I've been told that if $$T(f)(x)=g(x)+c\int_0^xK(x,y)f(y)dy$$ for some $c\in\mathbb{R}$ and $f,g\in C[0,1]$ ($g$ fixed) and $K\in C([0,1]\times[0,1])$, then there exists $n\in\mathbb{N}$ such that $T^n$ is a contraction and therefore $T$ has a unique fixed point. I can't seem to work it out. I have that $$T^n(f)=T^{n-1}(g)+c^n\int_0^{x}\int_0^{x_{2}}\cdots\int_0^{x_{n}}\left(\prod_{i=1}^nK(x_i,x_{i+1})f(x_{n+1})\right)dx_{n+1}\cdots dx_2$$ where $x_1=x$, but I have no way of proving this is eventually a contraction. Any ideas? Thanks a lot in advance.
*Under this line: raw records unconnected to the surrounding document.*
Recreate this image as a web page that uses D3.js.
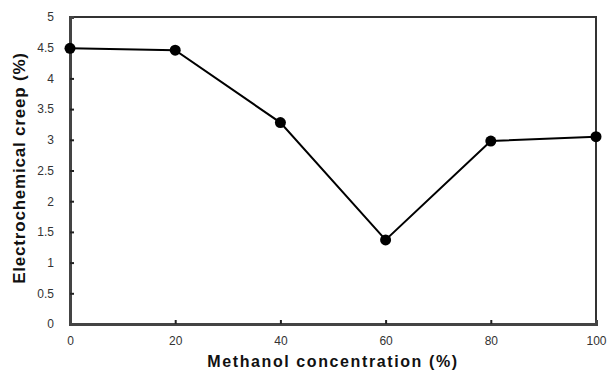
<!DOCTYPE html>
<html>
<head>
<meta charset="utf-8">
<script src="https://cdn.jsdelivr.net/npm/d3@7"></script>
<style>
  body { margin: 0; background: #fff; }
  text { font-family: "Liberation Sans", Arial, sans-serif; }
</style>
</head>
<body>
<script>
// data
var methanol = [0, 20, 40, 60, 80, 100];
var creep = [4.49, 4.46, 3.28, 1.37, 2.98, 3.05];
var xTicks = [0, 20, 40, 60, 80, 100];
var yTicks = [0, 0.5, 1, 1.5, 2, 2.5, 3, 3.5, 4, 4.5, 5];

var svgWidth = 608, svgHeight = 371;
var margin = { top: 17, right: 12, bottom: 48, left: 70 };
var width = svgWidth - margin.left - margin.right;
var height = svgHeight - margin.top - margin.bottom + 1;

var svg = d3.select("body").append("svg")
    .attr("width", svgWidth)
    .attr("height", svgHeight);

var chartGroup = svg.append("g")
    .attr("transform", `translate(${margin.left}, ${margin.top})`);

var x = d3.scaleLinear().domain([0, 100]).range([0, width]);
var y = d3.scaleLinear().domain([0, 5]).range([height, 0]);

// frame (top / right)
chartGroup.append("path")
    .attr("d", `M0,${y(5)}H${x(100)}V${y(0)}`)
    .attr("fill", "none")
    .attr("stroke", "#333")
    .attr("stroke-width", 2);

// axes, ticks pointing inwards
var bottomAxis = d3.axisBottom(x).tickValues(xTicks).tickSize(-4).tickPadding(10);
var leftAxis = d3.axisLeft(y).tickValues(yTicks).tickSize(-4).tickPadding(14)
    .tickFormat(d3.format("~g"));

var gx = chartGroup.append("g")
    .attr("transform", `translate(0, ${height})`)
    .call(bottomAxis);
var gy = chartGroup.append("g").call(leftAxis);

[gx, gy].forEach(function(g) {
  g.select(".domain").attr("stroke", "#444").attr("stroke-width", 3);
  g.selectAll(".tick line").attr("stroke", "#222").attr("stroke-width", 2);
  g.selectAll(".tick text")
    .attr("fill", "#333")
    .style("font-size", "12px")
    .style("font-family", "Liberation Sans, Arial, sans-serif");
});
gx.selectAll(".tick").filter(function(d) { return d === 0 || d === 100; })
  .select("line").remove();
gy.selectAll(".tick").filter(function(d) { return d === 0 || d === 5; })
  .select("line").remove();
gx.selectAll(".tick text").attr("dy", "0.9em");
gy.selectAll(".tick text").attr("x", -16);

// the series
var pts = methanol.map(function(m, i) { return { x: m, y: creep[i] }; });

chartGroup.append("path")
    .datum(pts)
    .attr("fill", "none")
    .attr("stroke", "#000")
    .attr("stroke-width", 2)
    .attr("d", d3.line().x(d => x(d.x)).y(d => y(d.y)));

chartGroup.selectAll(".pt")
    .data(pts)
    .enter().append("circle")
    .attr("class", "pt")
    .attr("cx", d => x(d.x))
    .attr("cy", d => y(d.y))
    .attr("r", 5.5)
    .attr("fill", "#000");

// axis titles
svg.append("text")
    .attr("x", 333)
    .attr("y", 367)
    .attr("text-anchor", "middle")
    .style("font-size", "16px")
    .style("font-weight", "bold")
    .style("letter-spacing", "1.6px")
    .attr("fill", "#111")
    .text("Methanol concentration (%)");

svg.append("text")
    .attr("transform", "translate(25, 168) rotate(-90)")
    .attr("text-anchor", "middle")
    .style("font-size", "17px")
    .style("font-weight", "bold")
    .style("letter-spacing", "0.8px")
    .attr("fill", "#111")
    .text("Electrochemical creep (%)");
</script>
</body>
</html>
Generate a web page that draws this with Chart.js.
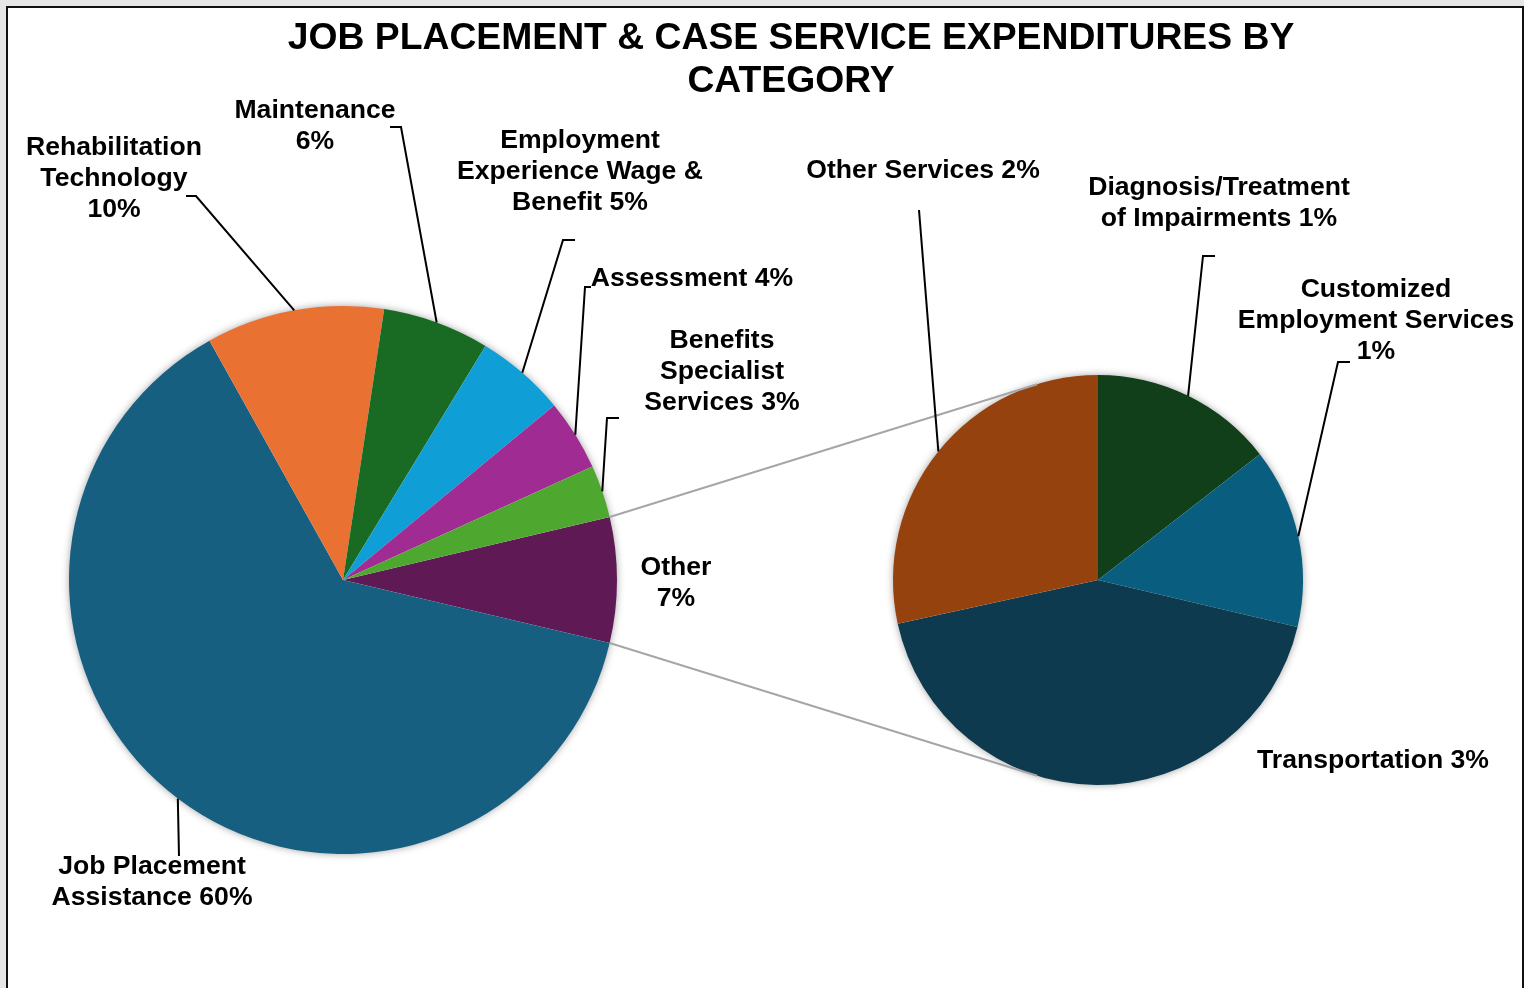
<!DOCTYPE html>
<html>
<head>
<meta charset="utf-8">
<script src="https://cdn.jsdelivr.net/npm/chart.js@4.4.1/dist/chart.umd.min.js"></script>
<style>
  html, body { margin: 0; padding: 0; background: #e6e6e6; overflow: hidden; }
  .frame { position: absolute; left: 6px; top: 6px; width: 1514px; height: 1000px; background: #fff; border: 2px solid #111; }
  canvas { position: absolute; left: 0; top: 0; }
</style>
</head>
<body>
<div class="frame"></div>
<canvas id="mainPie" width="1524" height="988"></canvas>
<canvas id="subPie" width="1524" height="988"></canvas>
<script>
// Primary pie (share of total)
const mainCategories = ['Job Placement Assistance', 'Rehabilitation Technology', 'Maintenance',
  'Employment Experience Wage & Benefit', 'Assessment', 'Benefits Specialist Services'];
const mainValues = [63.2, 10.5, 6.3, 5.3, 4.2, 3.1];
const mainColors = ['#175f81', '#e97132', '#196b24', '#0f9ed5', '#a02b93', '#4ea72e'];

// "Other" slice, split out in the secondary pie
const otherCategory = 'Other';
const otherColor = '#5f1a56';
const subCategories = ['Diagnosis/Treatment of Impairments', 'Customized Employment Services',
  'Transportation', 'Other Services'];
const subValues = [1.07, 1.05, 3.17, 2.10];
const subColors = ['#113f19', '#095e80', '#0e3a4f', '#96420f'];

// label text as printed on the chart
const mainLabelText = [
  ['Job Placement', 'Assistance 60%'],
  ['Rehabilitation', 'Technology', '10%'],
  ['Maintenance', '6%'],
  ['Employment', 'Experience Wage &', 'Benefit 5%'],
  ['Assessment 4%'],
  ['Benefits', 'Specialist', 'Services 3%']
];
const otherLabelText = ['Other', '7%'];
const subLabelText = [
  ['Diagnosis/Treatment', 'of Impairments 1%'],
  ['Customized', 'Employment Services', '1%'],
  ['Transportation 3%'],
  ['Other Services 2%']
];
const titleLines = ['JOB PLACEMENT & CASE SERVICE EXPENDITURES BY', 'CATEGORY'];

// where the labels sit (text centre x, first line y) and where their leader bends
const mainLabelSpots = [
  { x: 152, y: 867, elbow: [[179, 856]] },
  { x: 114, y: 148, elbow: [[186, 196], [196, 196]] },
  { x: 315, y: 111, elbow: [[390, 127], [401, 127]] },
  { x: 580, y: 141, elbow: [[575, 240], [563, 240]] },
  { x: 692, y: 279, elbow: [[591, 287], [585, 287]] },
  { x: 722, y: 341, elbow: [[619, 418], [607, 418]] }
];
const otherLabelSpot = { x: 676, y: 568 };
const subLabelSpots = [
  { x: 1219, y: 188, elbow: [[1215, 256], [1203, 256]] },
  { x: 1376, y: 290, elbow: [[1350, 362], [1338, 362]] },
  { x: 1373, y: 761 },
  { x: 923, y: 171, elbow: [[919, 210]] }
];

const LABEL_FONT = 'bold 26.6px "Liberation Sans", Arial, sans-serif';
const LINE_H = 31;

const otherValue = subValues.reduce((a, b) => a + b, 0);
const totalValue = otherValue + mainValues.reduce((a, b) => a + b, 0);
const otherDeg = otherValue / totalValue * 360;

// soft shadow round each pie
const shadowPlugin = {
  id: 'pieShadow',
  beforeDatasetsDraw(chart) {
    const arc = chart.getDatasetMeta(0).data[0];
    const ctx = chart.ctx;
    ctx.save();
    ctx.shadowColor = 'rgba(0,0,0,0.45)';
    ctx.shadowBlur = 9;
    ctx.fillStyle = '#fff';
    ctx.beginPath();
    ctx.arc(arc.x, arc.y, arc.outerRadius - 1, 0, Math.PI * 2);
    ctx.fill();
    ctx.restore();
  }
};

function edgeMid(el) {
  const a = (el.startAngle + el.endAngle) / 2;
  return [el.x + Math.cos(a) * el.outerRadius, el.y + Math.sin(a) * el.outerRadius];
}

function drawLeader(ctx, el, spot) {
  if (!spot.elbow) return;
  const end = edgeMid(el);
  ctx.beginPath();
  ctx.moveTo(spot.elbow[0][0], spot.elbow[0][1]);
  spot.elbow.slice(1).forEach(p => ctx.lineTo(p[0], p[1]));
  ctx.lineTo(end[0], end[1]);
  ctx.stroke();
}

function drawLabel(ctx, lines, spot) {
  lines.forEach((t, i) => ctx.fillText(t, spot.x, spot.y + i * LINE_H));
}

// tangent point on a circle seen from an outside point
function tangentPoint(px, py, cx, cy, r, upper) {
  const d = Math.hypot(px - cx, py - cy);
  const base = Math.atan2(py - cy, px - cx);
  const alpha = Math.acos(r / d);
  const a = upper ? base + alpha : base - alpha;
  return [cx + Math.cos(a) * r, cy + Math.sin(a) * r];
}

const mainChart = new Chart(document.getElementById('mainPie'), {
  type: 'pie',
  data: {
    labels: [otherCategory, ...mainCategories],
    datasets: [{
      data: [otherValue, ...mainValues],
      backgroundColor: [otherColor, ...mainColors],
      borderWidth: 0,
      hoverOffset: 0
    }]
  },
  options: {
    responsive: false,
    animation: false,
    rotation: 90 - otherDeg / 2,
    layout: { padding: { left: 69, right: 907, top: 306, bottom: 134 } },
    plugins: { legend: { display: false }, tooltip: { enabled: false } }
  },
  plugins: [shadowPlugin]
});

const annotations = {
  id: 'annotations',
  afterDraw(chart) {
    const ctx = chart.ctx;
    const mainArcs = mainChart.getDatasetMeta(0).data;
    const subArcs = chart.getDatasetMeta(0).data;

    // connectors from the Other slice to the secondary pie
    const other = mainArcs[0];
    const c = subArcs[0];
    const top = [other.x + Math.cos(other.startAngle) * other.outerRadius, other.y + Math.sin(other.startAngle) * other.outerRadius];
    const bot = [other.x + Math.cos(other.endAngle) * other.outerRadius, other.y + Math.sin(other.endAngle) * other.outerRadius];
    const tTop = tangentPoint(top[0], top[1], c.x, c.y, c.outerRadius, true);
    const tBot = tangentPoint(bot[0], bot[1], c.x, c.y, c.outerRadius, false);
    ctx.save();
    ctx.strokeStyle = '#a6a6a6';
    ctx.lineWidth = 2;
    ctx.beginPath();
    ctx.moveTo(top[0], top[1]); ctx.lineTo(tTop[0], tTop[1]);
    ctx.moveTo(bot[0], bot[1]); ctx.lineTo(tBot[0], tBot[1]);
    ctx.stroke();

    // leader lines
    ctx.strokeStyle = '#000';
    ctx.lineWidth = 2;
    mainLabelSpots.forEach((spot, i) => drawLeader(ctx, mainArcs[i + 1], spot));
    subLabelSpots.forEach((spot, i) => drawLeader(ctx, subArcs[i], spot));

    // labels
    ctx.fillStyle = '#000';
    ctx.textAlign = 'center';
    ctx.textBaseline = 'middle';
    ctx.font = LABEL_FONT;
    mainLabelText.forEach((lines, i) => drawLabel(ctx, lines, mainLabelSpots[i]));
    drawLabel(ctx, otherLabelText, otherLabelSpot);
    subLabelText.forEach((lines, i) => drawLabel(ctx, lines, subLabelSpots[i]));

    // title
    ctx.font = 'bold 37.3px "Liberation Sans", Arial, sans-serif';
    ctx.fillText(titleLines[0], 791, 39);
    ctx.fillText(titleLines[1], 791, 82);
    ctx.restore();
  }
};

new Chart(document.getElementById('subPie'), {
  type: 'pie',
  data: {
    labels: subCategories,
    datasets: [{
      data: subValues,
      backgroundColor: subColors,
      borderWidth: 0,
      hoverOffset: 0
    }]
  },
  options: {
    responsive: false,
    animation: false,
    rotation: 0,
    layout: { padding: { left: 893, right: 221, top: 375, bottom: 203 } },
    plugins: { legend: { display: false }, tooltip: { enabled: false } }
  },
  plugins: [shadowPlugin, annotations]
});
</script>
</body>
</html>
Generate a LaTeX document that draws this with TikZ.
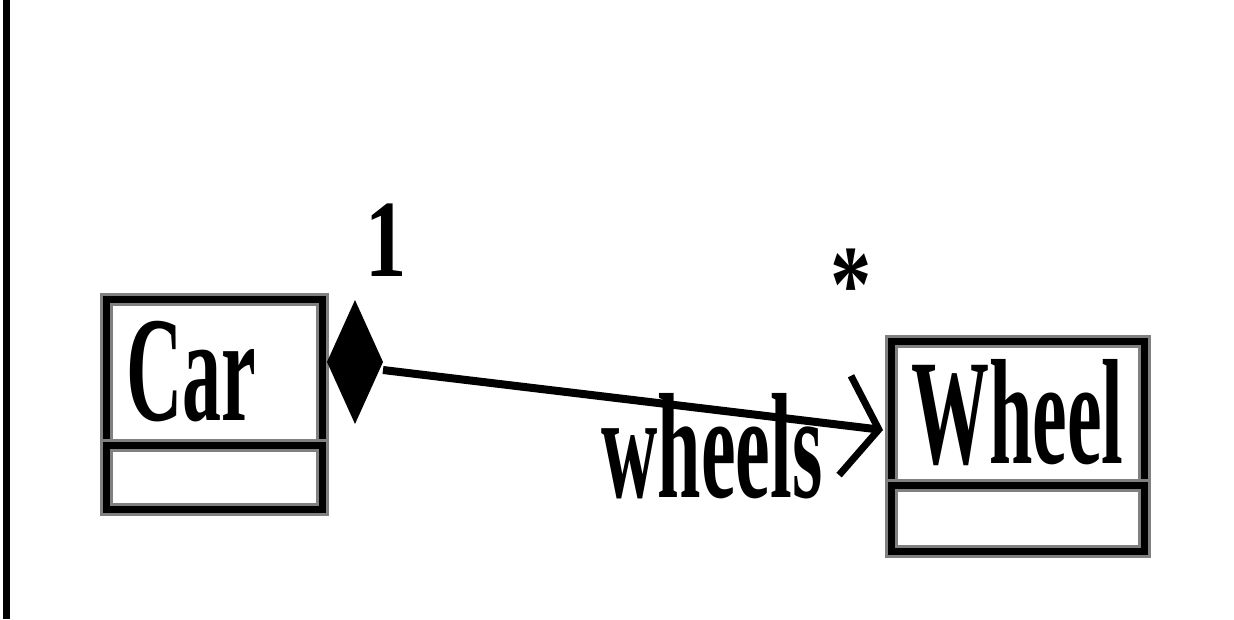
\documentclass[tikz,border=0pt]{standalone}
\usepackage{fontspec}
\setmainfont{Liberation Serif}
\usetikzlibrary{arrows.meta,positioning,shapes.geometric}

\newcommand{\squeeze}[2][0.52]{\scalebox{#1}[1]{#2}}

\begin{document}
\begin{tikzpicture}[x=1pt,y=-1pt,line width=7pt,
    >={Straight Barb[length=34pt,width=100pt,line width=7pt]}]
       \tikzstyle{umlbox}=[draw, rectangle, inner sep=0pt, outer sep=0pt,
         preaction={draw=black!50, line width=13pt}]
       \tikzstyle{classname}=[umlbox, font=\fontsize{150}{150}\selectfont\bfseries]
       \tikzstyle{role}=[font=\fontsize{150}{150}\selectfont\bfseries, anchor=base]
       \tikzstyle{mult}=[font=\fontsize{110}{110}\selectfont\bfseries, anchor=base]
       \tikzstyle{composite}=[diamond, fill=black, inner sep=0pt, outer sep=0pt,
         minimum width=56pt, minimum height=124pt]

       \useasboundingbox (0,0) rectangle (1234,619);
       \draw (6,0) -- (6,619);

       \node[classname, minimum width=216pt, minimum height=146pt] (car) at (214,372) {\squeeze{Car}\kern45pt};
       \node[umlbox, minimum width=216pt, minimum height=64pt, below=0pt of car] (car_attr) {};
       \node[composite, right=5pt of car.east, yshift=10pt] (dia) {};

       \node[classname, minimum width=253pt, minimum height=144pt] (wheel) at (1017.5,413) {\squeeze{Wheel}};
       \node[umlbox, minimum width=253pt, minimum height=66pt, below=0pt of wheel] (wheel_attr) {};

       \coordinate (assoc_start) at ([yshift=-8pt]dia.east);
       \coordinate (assoc_end) at ([xshift=-8pt,yshift=-17pt]wheel.west);

       \path[->, line width=8pt]
       (assoc_start) edge node[mult, pos=0, xshift=3pt, yshift=94pt] {\squeeze[0.75]{1}}
                          node[mult, pos=1, xshift=-32pt, yshift=109pt] {\squeeze[0.75]{*}}
                          node[role, pos=0.658, yshift=-88pt] {\squeeze{wheels}} (assoc_end);
     \end{tikzpicture}
\end{document}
Edit: Writing everything out, it seems (if I did everything correctly) that $||T^n(f)-T^n(h)||_\infty$ can be bounded above by $c^n||K||_\infty^n||f-h||_\infty$, but this doesn't help in order for it to be a contraction.
Edit2 I think the iteration formula is right now, I made a mistake when typing it originally.